The risk of new entry by potential competitors is extremely low. Entry into the cruise line industry requires a large amount of capital. A new ship costs over one million dollars as a low estimate. This does not include staff, supplies, fuel, licensing, and other costs associated with start-up and operation. This high cost of entry makes it possible for only wealthy investors to enter into the market. The cost of insurance is extraordinarily high, due to the risks associated with ocean travel. This makes entry into the market for new businesses extremely low.
The degree of rivalry among competitors in the industry is high. Companies are always having price wars, massive advertising campaigns, and other tactics to draw customers away from the other companies. This is a highly competitive market arena.
The bargaining power of the buyers in this industry is high. If prices are too high, or economic conditions shake consumer confidence, buyers will decrease their spending and force the industry to lower prices to increase sales. Cruises are a luxury item and not a basic need, therefore they are one of the first items to go, when money is tight. Buyer behavior has a direct and immediate effect on pricing. Any variable such as bad media about accidents or safety can have a negative effect on price.

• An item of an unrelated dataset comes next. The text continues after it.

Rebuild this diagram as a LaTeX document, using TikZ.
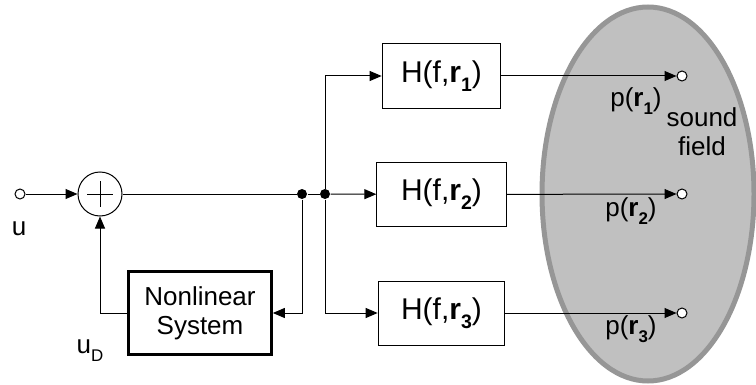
\documentclass[tikz,border=0pt]{standalone}
\usepackage{fontspec}
\setmainfont{Liberation Sans}
\usetikzlibrary{shapes.geometric, arrows.meta, positioning}
\definecolor{fieldfill}{HTML}{C0C0C0}
\definecolor{fieldline}{HTML}{969696}
\newcommand{\lowsub}[1]{\raisebox{-0.3em}{\scalebox{0.65}{#1}}}
\tikzstyle{filter} = [rectangle, draw=black, line width=0.75pt, minimum height=48pt, text centered, inner sep=0pt, font=\fontsize{22.5}{24}\selectfont]
\tikzstyle{nonlin} = [rectangle, draw=black, line width=2.25pt, minimum width=107pt, minimum height=62pt, align=center, inner sep=0pt, font=\fontsize{19.5}{22}\selectfont]
\tikzstyle{summer} = [circle, draw=black, line width=0.75pt, minimum size=33pt, inner sep=0pt]
\tikzstyle{port} = [circle, draw=black, fill=white, line width=0.75pt, minimum size=7.5pt, inner sep=0pt]
\tikzstyle{junction} = [circle, fill=black, minimum size=7.5pt, inner sep=0pt]
\tikzstyle{lbl} = [inner sep=0pt, font=\fontsize{19.5}{22}\selectfont]
\tikzstyle{field} = [ellipse, draw=fieldline, fill=fieldfill, line width=3.75pt, minimum width=159pt, minimum height=280.5pt, inner sep=0pt]

\begin{document}
\begin{tikzpicture}[x=0.75pt, y=-0.75pt, line width=0.75pt, >={Triangle[length=9pt, width=7.5pt]}]
        \useasboundingbox (0,0) rectangle (756,385);
        % sound field behind everything
        \node[field] (soundfield) at (648,194) {};

        \node[port] (in) at (20,194) {};
        \node[summer] (sum) at (100,194) {};
        \draw (sum.center) ++(-13,0) -- ++(26,0);
        \draw (sum.center) ++(0,-13) -- ++(0,26);
        \node[junction] (j1) at (302,194) {};
        \node[junction] (j2) at (325,194) {};
        \node[nonlin] (system) at (200,313) {Nonlinear\\System};

        \node[filter, minimum width=89pt] (H1) at (441.5,76) {H(f,\textbf{r}\lowsub{\textbf{1}})};
        \node[filter, minimum width=97pt] (H2) at (441.5,194.5) {H(f,\textbf{r}\lowsub{\textbf{2}})};
        \node[filter, minimum width=95pt] (H3) at (441.5,313) {H(f,\textbf{r}\lowsub{\textbf{3}})};

        \node[port] (o1) at (682,76) {};
        \node[port] (o2) at (682,194) {};
        \node[port] (o3) at (682,313) {};

        \node[lbl] (ulabel) at (19,229) {u};
        \node[lbl] (udlabel) at (90,351) {u\lowsub{D}};
        \node[lbl] (p1) at (636,101) {p(\textbf{r}\lowsub{\textbf{1}})};
        \node[lbl] (p2) at (631,211) {p(\textbf{r}\lowsub{\textbf{2}})};
        \node[lbl] (p3) at (631,329) {p(\textbf{r}\lowsub{\textbf{3}})};
        \node[lbl, align=center] (fieldlabel) at (702,132) {sound\\field};

        \draw[->] (in) -- (sum);
        \draw (sum) -- (j1) -- (j2);
        \draw[->] (j1) |- (system);
        \draw[->] (system) -| (sum);
        \draw[->] (j2) |- (H1);
        \draw[->] (j2) -- (H2);
        \draw[->] (j2) |- (H3);
        \draw[->] (H1) -- (o1);
        \draw[->] (H2) -- (o2);
        \draw[->] (H3) -- (o3);
    \end{tikzpicture}
\end{document}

The bargaining power of suppliers is low. The cruise line industry has a high over head and because of the high bargaining power of the buyers, its margins are directly effected by factors beyond their control. Events, which shake consumer confidence, reduce revenues and the industry is at the mercy of the economic indicators. There is little that cruise lines can do to lower overhead, and revenues are at the mercy of the macroeconomy. With constant overhead and fluctuating revenues, margins are subject to fluctuate as well.